Fischer, first appointed in 2008 and already twice retained by voters, will be on the bench until 2034. That leaves Gooch and Broniec facing heat from the exact people fired up to go to the polls to vote for Amendment 3.

Why It Matters: Since its inception in the 1940s, the Missouri Plan for selecting judges has been seen as an effective way to minimize the influence of partisan politics on the judiciary, even while giving voters a say, and the plan has been adopted and adapted by many other states. However, the voters’ actual influence is debatable: In the history of the Missouri Plan, no state supreme court judge or even appellate judge has ever not been retained. 

At the same time, the system has traditionally been seen as a bulwark keeping the state’s judiciary centrist.

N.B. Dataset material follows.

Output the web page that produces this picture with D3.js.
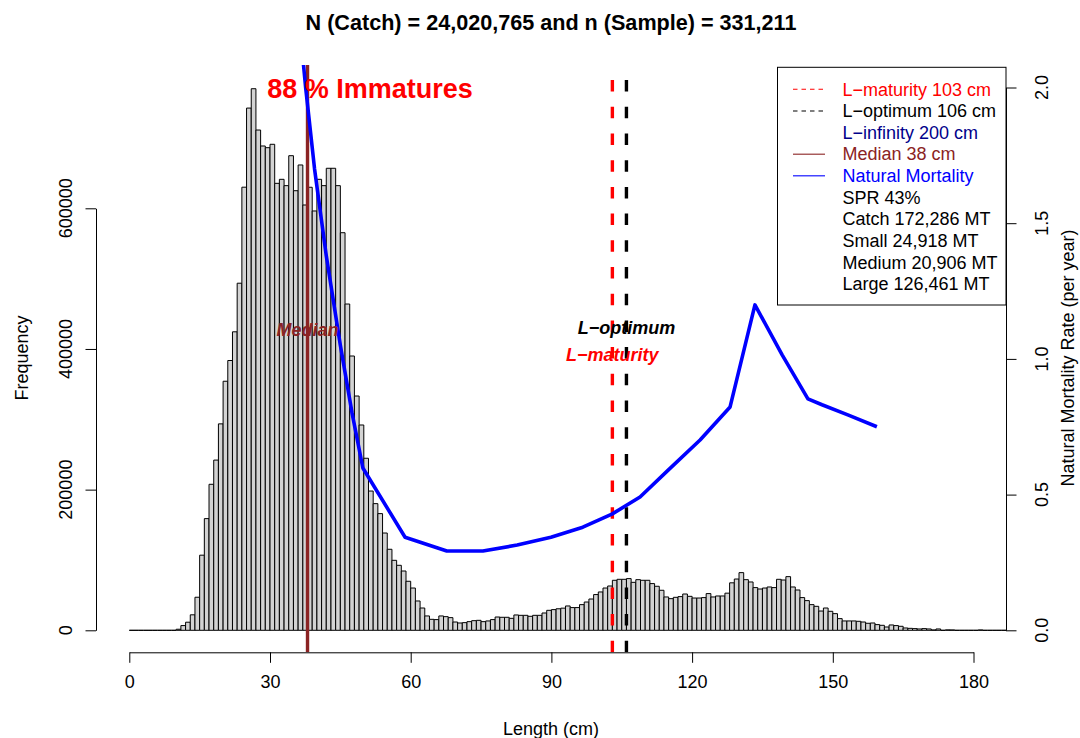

That’s happened to some extent in recent years even as Missouri leadership moves ever rightward: Judges currently on the court date all the way back to Democratic Governor Bob Holden, who like his successors Matt Blunt, Jay Nixon, and Eric Greitens accounts for a single current judge. (If Gooch and Broniec are retained by voters, that will mean three of the court’s seven judges are Parson appointees.) 

And so it’s ironic that, in the case of Broniec and Gooch, it’s liberals who are unhappy with the judiciary. On more issues than not in recent years, the court has been far less conservative than other branches of government.

What’s Next: In addition to being another data point for legal scholars debating the merits of the Missouri Plan, the voters’ decision on Gooch and Broniec will also represent the power, or lack thereof, of social media in judicial elections. If the judges stay on the court, it will be yet another reminder of the truism that social media is not real life. If they get the boot, it will signal that truism is getting less true.